Instruction => Go over the listing below line by line and tally those containing "matplotlib". Give only the tally.

Exercise materials =>

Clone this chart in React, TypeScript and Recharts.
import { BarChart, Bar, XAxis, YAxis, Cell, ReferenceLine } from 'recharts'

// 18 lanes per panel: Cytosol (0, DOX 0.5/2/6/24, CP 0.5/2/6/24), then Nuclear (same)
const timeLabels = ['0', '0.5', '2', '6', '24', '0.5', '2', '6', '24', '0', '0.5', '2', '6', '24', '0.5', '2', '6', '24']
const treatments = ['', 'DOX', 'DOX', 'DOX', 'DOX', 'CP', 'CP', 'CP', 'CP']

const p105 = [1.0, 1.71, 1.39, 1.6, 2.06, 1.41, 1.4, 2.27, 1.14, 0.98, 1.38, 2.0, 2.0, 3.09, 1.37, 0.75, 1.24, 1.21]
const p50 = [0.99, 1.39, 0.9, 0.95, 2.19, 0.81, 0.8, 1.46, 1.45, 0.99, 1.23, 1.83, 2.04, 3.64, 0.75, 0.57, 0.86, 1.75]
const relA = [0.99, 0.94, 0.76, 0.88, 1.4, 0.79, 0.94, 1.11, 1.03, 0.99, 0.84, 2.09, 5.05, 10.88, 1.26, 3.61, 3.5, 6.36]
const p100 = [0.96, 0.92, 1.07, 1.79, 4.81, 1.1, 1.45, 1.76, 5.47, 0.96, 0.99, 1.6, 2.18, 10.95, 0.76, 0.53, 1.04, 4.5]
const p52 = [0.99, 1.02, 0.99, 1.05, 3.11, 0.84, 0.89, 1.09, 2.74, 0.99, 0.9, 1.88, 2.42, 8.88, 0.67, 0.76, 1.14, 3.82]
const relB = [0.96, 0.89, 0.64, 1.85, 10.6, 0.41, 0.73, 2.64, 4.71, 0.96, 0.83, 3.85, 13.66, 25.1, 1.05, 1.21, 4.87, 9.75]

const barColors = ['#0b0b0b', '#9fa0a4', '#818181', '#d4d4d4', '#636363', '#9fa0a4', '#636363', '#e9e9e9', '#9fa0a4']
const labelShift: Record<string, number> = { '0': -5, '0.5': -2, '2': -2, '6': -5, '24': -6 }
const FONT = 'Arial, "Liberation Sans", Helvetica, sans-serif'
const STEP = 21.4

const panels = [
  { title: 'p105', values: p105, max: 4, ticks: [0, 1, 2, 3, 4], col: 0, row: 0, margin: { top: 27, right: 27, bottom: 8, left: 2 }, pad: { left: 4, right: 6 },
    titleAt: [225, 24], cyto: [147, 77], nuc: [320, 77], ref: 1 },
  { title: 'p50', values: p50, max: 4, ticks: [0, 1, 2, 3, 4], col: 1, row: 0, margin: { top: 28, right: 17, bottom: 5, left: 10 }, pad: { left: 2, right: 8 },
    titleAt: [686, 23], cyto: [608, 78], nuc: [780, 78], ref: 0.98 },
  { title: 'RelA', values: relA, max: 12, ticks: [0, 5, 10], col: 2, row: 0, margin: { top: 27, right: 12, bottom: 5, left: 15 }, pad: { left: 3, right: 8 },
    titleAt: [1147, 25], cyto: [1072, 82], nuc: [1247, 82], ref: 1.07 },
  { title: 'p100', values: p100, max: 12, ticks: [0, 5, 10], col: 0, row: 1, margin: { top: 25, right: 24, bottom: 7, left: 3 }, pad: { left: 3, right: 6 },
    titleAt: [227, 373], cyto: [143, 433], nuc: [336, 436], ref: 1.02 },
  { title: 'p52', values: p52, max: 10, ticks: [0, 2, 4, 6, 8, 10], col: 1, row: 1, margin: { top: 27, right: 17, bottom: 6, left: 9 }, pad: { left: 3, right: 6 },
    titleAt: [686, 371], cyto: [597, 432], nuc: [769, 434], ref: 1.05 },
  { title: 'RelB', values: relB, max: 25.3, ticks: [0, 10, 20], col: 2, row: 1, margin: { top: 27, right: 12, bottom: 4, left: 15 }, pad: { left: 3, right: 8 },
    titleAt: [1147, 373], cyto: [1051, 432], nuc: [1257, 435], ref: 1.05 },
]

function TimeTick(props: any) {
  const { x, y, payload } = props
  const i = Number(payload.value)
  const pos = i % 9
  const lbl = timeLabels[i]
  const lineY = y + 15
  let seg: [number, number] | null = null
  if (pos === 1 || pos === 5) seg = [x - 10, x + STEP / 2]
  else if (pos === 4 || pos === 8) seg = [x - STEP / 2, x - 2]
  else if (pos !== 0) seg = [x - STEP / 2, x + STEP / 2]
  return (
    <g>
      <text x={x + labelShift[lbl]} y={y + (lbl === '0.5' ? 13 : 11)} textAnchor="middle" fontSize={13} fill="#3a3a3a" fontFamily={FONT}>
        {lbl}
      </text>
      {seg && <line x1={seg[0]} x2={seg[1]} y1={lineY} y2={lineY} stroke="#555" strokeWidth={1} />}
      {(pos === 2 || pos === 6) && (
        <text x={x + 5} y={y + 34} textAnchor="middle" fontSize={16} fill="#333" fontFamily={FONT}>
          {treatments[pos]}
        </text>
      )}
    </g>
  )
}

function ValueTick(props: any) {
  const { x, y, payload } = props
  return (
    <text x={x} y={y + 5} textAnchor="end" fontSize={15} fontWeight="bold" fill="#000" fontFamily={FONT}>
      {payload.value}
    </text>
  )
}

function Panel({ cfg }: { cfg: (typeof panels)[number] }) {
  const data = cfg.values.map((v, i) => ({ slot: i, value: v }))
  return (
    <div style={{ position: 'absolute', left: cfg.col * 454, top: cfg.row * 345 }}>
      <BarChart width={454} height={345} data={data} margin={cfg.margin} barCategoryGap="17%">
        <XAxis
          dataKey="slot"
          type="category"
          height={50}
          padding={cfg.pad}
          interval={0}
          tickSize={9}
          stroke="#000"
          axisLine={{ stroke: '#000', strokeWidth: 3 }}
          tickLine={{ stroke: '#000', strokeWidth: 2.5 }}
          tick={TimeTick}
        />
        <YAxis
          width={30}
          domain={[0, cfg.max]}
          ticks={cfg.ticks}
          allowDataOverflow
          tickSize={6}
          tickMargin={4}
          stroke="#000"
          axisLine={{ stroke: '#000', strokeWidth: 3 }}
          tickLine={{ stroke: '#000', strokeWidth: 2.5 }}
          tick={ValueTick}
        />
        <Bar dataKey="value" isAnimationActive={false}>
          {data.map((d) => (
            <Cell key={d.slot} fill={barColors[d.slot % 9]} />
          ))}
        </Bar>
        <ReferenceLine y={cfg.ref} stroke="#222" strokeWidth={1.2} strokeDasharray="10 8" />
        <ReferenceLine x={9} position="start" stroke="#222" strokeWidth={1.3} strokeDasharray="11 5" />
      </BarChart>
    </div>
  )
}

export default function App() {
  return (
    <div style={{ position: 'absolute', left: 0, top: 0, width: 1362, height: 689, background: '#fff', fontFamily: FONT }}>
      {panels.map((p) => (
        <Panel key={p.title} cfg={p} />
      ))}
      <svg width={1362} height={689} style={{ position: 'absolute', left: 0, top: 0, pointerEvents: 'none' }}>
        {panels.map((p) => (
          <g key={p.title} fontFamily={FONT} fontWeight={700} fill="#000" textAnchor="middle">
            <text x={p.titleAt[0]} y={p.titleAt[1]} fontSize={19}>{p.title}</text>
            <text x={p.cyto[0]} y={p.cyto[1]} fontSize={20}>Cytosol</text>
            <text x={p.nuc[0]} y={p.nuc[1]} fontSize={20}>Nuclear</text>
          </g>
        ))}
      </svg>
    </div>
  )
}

==

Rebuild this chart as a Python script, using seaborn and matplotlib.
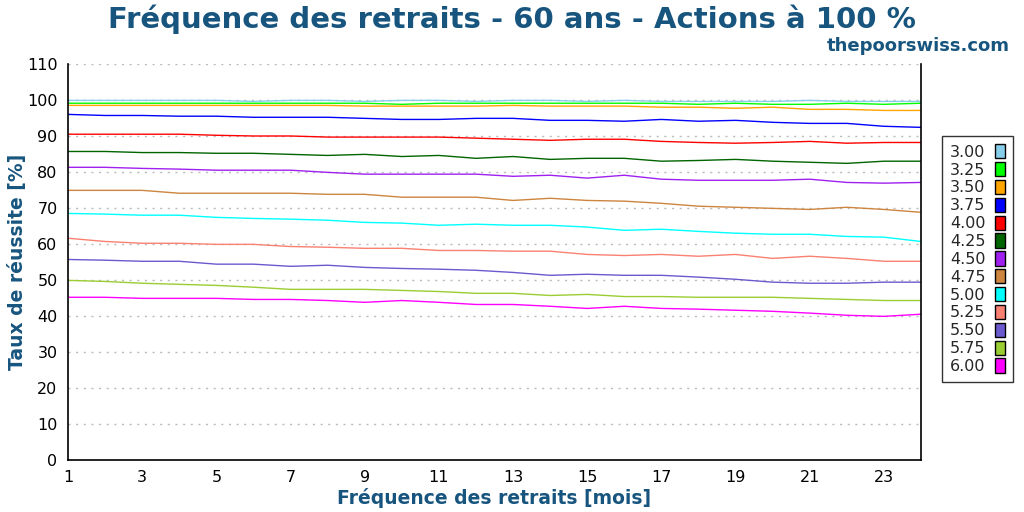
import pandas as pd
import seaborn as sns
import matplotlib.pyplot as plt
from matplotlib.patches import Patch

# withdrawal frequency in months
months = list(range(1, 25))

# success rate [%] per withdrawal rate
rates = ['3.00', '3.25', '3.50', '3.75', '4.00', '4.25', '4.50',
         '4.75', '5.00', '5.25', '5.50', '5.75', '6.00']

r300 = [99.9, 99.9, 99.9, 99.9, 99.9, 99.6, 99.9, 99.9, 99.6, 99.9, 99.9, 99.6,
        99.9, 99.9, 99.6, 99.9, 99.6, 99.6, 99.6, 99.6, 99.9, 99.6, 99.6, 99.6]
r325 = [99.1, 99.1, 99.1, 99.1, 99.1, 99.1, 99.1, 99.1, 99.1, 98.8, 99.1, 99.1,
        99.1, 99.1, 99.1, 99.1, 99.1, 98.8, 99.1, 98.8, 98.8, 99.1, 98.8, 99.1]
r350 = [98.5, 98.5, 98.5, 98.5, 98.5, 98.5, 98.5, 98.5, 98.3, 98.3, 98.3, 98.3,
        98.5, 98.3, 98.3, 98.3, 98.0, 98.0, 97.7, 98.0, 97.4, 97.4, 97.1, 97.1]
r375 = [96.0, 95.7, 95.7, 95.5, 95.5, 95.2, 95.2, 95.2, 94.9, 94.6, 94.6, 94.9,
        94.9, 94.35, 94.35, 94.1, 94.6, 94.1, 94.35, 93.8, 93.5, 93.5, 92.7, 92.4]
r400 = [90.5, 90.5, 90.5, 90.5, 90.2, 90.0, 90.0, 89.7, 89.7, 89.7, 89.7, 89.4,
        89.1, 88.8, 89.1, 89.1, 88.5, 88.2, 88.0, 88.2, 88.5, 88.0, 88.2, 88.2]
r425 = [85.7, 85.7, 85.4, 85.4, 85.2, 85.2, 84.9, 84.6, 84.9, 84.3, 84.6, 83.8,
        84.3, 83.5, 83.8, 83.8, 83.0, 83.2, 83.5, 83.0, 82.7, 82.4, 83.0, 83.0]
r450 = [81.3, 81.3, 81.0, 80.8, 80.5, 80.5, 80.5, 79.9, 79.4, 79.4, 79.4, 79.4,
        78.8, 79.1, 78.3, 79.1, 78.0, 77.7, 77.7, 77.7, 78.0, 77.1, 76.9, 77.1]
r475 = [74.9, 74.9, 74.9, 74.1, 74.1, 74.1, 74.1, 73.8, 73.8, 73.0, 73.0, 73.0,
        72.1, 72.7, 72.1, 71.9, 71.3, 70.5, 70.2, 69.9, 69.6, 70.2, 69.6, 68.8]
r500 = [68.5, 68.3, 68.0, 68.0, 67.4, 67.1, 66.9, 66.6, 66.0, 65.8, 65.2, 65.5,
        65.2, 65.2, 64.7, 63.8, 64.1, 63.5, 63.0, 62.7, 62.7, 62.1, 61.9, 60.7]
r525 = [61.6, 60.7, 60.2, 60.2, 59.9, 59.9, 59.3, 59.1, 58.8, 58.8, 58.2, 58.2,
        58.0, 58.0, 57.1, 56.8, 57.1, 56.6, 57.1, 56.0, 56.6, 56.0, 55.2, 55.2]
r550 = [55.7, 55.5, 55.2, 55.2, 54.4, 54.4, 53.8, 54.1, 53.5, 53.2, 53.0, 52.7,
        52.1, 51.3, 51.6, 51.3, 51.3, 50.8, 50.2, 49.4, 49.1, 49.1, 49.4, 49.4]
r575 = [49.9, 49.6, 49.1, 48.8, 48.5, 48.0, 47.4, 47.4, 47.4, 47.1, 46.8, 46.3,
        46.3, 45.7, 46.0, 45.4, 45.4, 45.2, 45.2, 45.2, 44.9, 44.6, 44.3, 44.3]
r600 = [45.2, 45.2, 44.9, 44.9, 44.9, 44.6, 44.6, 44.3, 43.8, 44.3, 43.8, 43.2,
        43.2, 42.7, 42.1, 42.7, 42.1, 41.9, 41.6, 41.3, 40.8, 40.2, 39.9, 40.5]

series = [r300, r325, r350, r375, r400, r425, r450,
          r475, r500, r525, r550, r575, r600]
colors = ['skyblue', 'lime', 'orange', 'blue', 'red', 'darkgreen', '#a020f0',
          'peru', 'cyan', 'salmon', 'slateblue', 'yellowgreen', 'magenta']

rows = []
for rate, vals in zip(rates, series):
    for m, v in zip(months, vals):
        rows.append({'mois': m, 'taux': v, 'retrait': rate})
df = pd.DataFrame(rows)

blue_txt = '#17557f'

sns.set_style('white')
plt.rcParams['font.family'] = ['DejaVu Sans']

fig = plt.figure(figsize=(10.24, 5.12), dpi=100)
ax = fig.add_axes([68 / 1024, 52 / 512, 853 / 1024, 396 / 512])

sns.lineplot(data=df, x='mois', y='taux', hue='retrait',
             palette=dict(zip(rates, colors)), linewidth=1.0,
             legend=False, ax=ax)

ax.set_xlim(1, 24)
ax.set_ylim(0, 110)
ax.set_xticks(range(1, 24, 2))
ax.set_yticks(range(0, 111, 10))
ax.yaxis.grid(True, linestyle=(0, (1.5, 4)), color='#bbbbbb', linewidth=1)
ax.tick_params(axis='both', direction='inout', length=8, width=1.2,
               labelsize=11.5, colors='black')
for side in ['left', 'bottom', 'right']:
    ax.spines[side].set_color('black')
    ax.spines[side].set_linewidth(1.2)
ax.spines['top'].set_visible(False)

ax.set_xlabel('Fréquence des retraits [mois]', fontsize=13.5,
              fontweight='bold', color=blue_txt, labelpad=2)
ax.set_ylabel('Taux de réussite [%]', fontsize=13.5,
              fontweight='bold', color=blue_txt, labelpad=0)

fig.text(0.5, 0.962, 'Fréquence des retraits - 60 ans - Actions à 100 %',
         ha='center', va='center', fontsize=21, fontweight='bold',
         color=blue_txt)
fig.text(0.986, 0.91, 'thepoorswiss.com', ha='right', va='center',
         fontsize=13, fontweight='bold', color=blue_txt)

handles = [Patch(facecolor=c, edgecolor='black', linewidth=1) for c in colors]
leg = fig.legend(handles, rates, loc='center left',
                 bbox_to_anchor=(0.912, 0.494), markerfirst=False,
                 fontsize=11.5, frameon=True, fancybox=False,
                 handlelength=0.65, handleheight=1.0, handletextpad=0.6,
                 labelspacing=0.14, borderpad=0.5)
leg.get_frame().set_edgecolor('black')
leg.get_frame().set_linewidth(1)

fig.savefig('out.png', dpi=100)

The answer => 3